Usually, an ISR or another task would QUE the task to run in order for it to do subsequent processing. Some examples might be the serial-port ISR requesting a command-line parser to run when a <CR> has been received, or a timer-interrupt scheduling a keypad to be scanned. The keypad-scanning task might then QUE a key-processing task to run once a key-press is detected.
I'm sure I'm forgetting important information, so just ask . . .
Hi Rob,
I have something that might help a little.
I have a module that scans two ports for button press/release (sixteen buttons). It uses an interrupt to "que" the scan "task" subroutine at some interval. I typically use 200 microseconds per scan, but sometimes piggie-back the scheduling of the scan off of some other periodic interrupt, like the ADC, to save a timer.

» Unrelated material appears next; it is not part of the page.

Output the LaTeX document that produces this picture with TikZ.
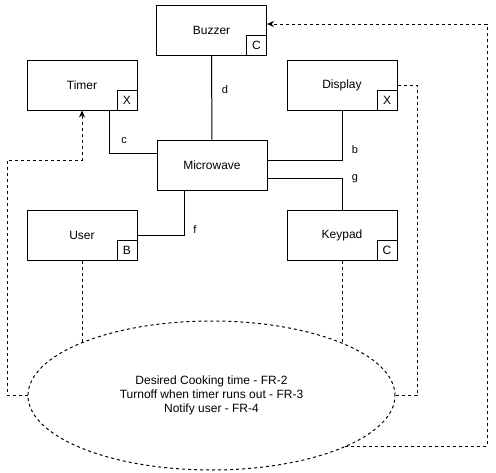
\documentclass[tikz,border=0pt]{standalone}
\usepackage{fontspec}
\setmainfont{Liberation Sans}
\usetikzlibrary{shapes.geometric,arrows.meta}
\begin{document}
\begin{tikzpicture}[x=1pt,y=-1pt,
  box/.style={draw,line width=1pt,minimum width=110pt,minimum height=50pt,inner sep=0pt,font=\fontsize{12}{14}\selectfont},
  tag/.style={draw,line width=1pt,minimum width=20pt,minimum height=20pt,inner sep=0pt,anchor=south east,font=\fontsize{12}{14}\selectfont},
  link/.style={line width=1pt},
  dep/.style={line width=1pt,dash pattern=on 3pt off 3pt},
  lbl/.style={font=\fontsize{11}{13}\selectfont,inner sep=0pt},
  tip/.style={-{Stealth[length=7pt,width=6pt]}}]
\useasboundingbox (0,0) rectangle (496,472);
% boxes
\node[box] (buzzer) at (211.5,30.5) {Buzzer};
\node[tag] (buzzertag) at (buzzer.south east) {C};
\node[box] (timer) at (82,85) {Timer};
\node[tag] (timertag) at (timer.south east) {X};
\node[box] (display) at (342,85) {Display};
\node[tag] (displaytag) at (display.south east) {X};
\node[box] (mw) at (212,165) {Microwave};
\node[box] (user) at (82,235) {User};
\node[tag] (usertag) at (user.south east) {B};
\node[box] (keypad) at (342,235) {Keypad};
\node[tag] (keypadtag) at (keypad.south east) {C};
% requirements ellipse
\node[ellipse,draw,dep,minimum width=367pt,minimum height=149pt,inner sep=0pt,align=center,font=\fontsize{12}{14}\selectfont] (req) at (211.5,395.5)
  {Desired Cooking time - FR-2\\Turnoff when timer runs out - FR-3\\Notify user - FR-4};
% solid links
\draw[link] (buzzer.south) -- (mw.north);
\node[lbl] (dl) at (225,90) {d};
\draw[link] ([xshift=27pt]timer.south) |- ([yshift=12pt]mw.west);
\node[lbl] (cl) at (124,141) {c};
\draw[link] (display.south) |- ([yshift=5pt]mw.east);
\node[lbl] (bl) at (355,150) {b};
\draw[link] ([yshift=-13pt]mw.east) -| (keypad.north);
\node[lbl] (gl) at (355,179) {g};
\draw[link] (user.east) -| ([xshift=-28pt]mw.south);
\node[lbl] (fl) at (195,230) {f};
% dashed dependencies
\coordinate (ue) at (82,343);
\coordinate (ke) at (342,343);
\draw[dep] (user.south) -- (ue);
\draw[dep] (keypad.south) -- (ke);
\coordinate (tl) at (7,160);
\draw[dep,tip] (req.west) -| (tl) -| (timer.south);
\coordinate (dr) at (417,395.5);
\draw[dep] (display.east) -| (dr) -- (req.east);
\coordinate (brt) at (487,24);
\draw[dep,tip] (req.-21.5) -| (brt) -- ([yshift=6.5pt]buzzer.east);
\end{tikzpicture}
\end{document}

The scan task has a debounce counter that you can set. It will not register a change until the IO-input has been stable for N sample periods. It then sticks the button "events" in a queue, for another "task" to extract and process.
The button events are:
KeyPressed: the key was pressed down
KeyClicked: the key was pressed and released quickly
KeyHeld: the key has been pressed long enough to be 'Held'
KeyRepeat: the key has been down for an additional 1/4 second
KeyHoldEnd: the key was 'Held', but is now released
KeyReleased: the key was let back up
For your application, the "KeyHeld" and "KeyRepeat" code might be able to be used as is, or modified to suit your needs.

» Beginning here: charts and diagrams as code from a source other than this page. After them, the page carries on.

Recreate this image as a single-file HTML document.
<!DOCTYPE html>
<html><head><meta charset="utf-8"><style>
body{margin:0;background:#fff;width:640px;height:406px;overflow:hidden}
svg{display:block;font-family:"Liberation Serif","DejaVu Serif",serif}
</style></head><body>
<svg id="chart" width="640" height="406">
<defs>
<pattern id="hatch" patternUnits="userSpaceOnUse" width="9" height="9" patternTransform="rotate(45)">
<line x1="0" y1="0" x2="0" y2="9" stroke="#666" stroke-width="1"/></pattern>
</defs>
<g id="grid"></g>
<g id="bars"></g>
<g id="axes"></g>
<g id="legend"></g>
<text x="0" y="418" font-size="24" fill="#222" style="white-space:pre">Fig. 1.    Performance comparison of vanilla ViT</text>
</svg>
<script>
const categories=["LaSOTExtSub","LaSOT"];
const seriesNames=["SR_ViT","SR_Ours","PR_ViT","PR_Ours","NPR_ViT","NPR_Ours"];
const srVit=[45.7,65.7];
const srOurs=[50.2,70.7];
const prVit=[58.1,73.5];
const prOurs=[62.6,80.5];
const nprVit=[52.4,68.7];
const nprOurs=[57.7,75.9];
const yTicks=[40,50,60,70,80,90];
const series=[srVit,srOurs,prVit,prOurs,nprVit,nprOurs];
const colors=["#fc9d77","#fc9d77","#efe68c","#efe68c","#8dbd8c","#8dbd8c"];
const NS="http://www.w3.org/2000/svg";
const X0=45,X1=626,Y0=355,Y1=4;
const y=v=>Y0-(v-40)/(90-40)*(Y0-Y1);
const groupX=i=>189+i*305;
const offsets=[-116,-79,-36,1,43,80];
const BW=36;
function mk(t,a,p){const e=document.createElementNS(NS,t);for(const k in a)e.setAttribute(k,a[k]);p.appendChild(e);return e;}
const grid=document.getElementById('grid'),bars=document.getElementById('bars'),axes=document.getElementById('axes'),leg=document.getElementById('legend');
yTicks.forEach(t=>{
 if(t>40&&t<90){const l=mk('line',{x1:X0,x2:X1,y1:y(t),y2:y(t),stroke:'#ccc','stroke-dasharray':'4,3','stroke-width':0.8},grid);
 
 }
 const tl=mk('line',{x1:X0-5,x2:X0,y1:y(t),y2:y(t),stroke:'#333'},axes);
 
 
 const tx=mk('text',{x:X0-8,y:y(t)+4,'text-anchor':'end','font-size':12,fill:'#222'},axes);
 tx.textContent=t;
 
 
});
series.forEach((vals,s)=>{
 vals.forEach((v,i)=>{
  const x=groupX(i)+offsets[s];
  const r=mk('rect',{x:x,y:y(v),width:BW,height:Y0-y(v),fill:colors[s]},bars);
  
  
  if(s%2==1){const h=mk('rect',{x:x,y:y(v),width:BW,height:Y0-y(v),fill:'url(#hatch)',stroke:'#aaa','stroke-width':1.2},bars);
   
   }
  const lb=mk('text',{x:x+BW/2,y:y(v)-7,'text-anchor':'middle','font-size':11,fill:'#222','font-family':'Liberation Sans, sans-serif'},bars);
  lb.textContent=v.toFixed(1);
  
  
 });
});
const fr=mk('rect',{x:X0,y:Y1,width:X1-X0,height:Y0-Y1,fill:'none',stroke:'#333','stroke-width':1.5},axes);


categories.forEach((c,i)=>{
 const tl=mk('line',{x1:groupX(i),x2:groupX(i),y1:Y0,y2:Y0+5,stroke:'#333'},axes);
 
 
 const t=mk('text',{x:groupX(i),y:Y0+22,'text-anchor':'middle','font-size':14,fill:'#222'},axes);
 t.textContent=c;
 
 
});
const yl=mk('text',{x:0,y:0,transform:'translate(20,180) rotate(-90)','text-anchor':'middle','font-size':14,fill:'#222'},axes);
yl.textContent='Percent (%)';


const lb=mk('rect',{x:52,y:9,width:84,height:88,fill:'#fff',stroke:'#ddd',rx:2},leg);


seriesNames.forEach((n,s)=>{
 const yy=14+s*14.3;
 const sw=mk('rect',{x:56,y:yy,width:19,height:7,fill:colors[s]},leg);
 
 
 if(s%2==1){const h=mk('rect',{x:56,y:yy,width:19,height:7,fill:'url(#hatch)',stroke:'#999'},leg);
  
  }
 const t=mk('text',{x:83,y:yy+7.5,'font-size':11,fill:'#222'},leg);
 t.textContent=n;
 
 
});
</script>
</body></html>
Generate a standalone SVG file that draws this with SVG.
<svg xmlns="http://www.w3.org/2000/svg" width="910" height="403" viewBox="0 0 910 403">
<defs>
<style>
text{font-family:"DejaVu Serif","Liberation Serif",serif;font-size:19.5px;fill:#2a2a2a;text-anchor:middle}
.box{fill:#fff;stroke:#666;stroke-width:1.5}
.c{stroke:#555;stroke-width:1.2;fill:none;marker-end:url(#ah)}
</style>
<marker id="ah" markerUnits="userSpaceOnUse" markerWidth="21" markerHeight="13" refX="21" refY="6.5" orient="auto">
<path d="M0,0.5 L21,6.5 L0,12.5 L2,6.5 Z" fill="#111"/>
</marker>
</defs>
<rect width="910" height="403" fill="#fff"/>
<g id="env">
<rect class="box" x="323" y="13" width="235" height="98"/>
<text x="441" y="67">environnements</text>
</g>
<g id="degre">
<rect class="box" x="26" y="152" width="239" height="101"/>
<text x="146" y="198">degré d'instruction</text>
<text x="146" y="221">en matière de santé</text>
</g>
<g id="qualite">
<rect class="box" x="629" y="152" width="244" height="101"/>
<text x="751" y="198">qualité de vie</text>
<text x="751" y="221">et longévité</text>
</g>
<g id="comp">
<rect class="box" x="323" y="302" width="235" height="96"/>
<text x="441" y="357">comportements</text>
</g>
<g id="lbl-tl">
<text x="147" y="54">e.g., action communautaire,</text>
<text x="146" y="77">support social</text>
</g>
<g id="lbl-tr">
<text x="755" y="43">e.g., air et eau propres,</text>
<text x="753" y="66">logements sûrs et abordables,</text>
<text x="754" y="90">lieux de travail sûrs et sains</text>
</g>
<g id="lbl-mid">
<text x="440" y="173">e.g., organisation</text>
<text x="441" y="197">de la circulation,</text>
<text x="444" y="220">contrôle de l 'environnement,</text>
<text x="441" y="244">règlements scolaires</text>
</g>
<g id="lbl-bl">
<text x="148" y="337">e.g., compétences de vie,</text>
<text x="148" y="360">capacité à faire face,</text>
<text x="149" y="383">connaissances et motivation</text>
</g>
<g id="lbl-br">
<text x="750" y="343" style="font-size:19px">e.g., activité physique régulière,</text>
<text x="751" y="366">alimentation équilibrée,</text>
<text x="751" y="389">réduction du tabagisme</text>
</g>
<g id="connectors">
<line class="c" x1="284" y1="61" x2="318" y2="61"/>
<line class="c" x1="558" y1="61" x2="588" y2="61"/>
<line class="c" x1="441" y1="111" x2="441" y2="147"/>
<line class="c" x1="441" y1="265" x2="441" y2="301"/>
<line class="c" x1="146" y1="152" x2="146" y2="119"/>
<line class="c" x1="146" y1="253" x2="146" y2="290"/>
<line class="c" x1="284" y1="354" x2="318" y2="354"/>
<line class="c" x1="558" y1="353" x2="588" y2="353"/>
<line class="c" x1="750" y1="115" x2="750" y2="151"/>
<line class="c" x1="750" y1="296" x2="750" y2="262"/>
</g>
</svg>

I know this might be more than you need, but let me know if you want to try it. I use a little pico-scheduler for my "tasks", and can include that if you would like.
Hi Rob and Dan,
Yet again, I forgot to mention that the code is written in assembly language, and not C (which is why we are still using HC08/S08).
Let me know if you still want it, and if you do, whether you want the pico-scheduler, which is macro-based.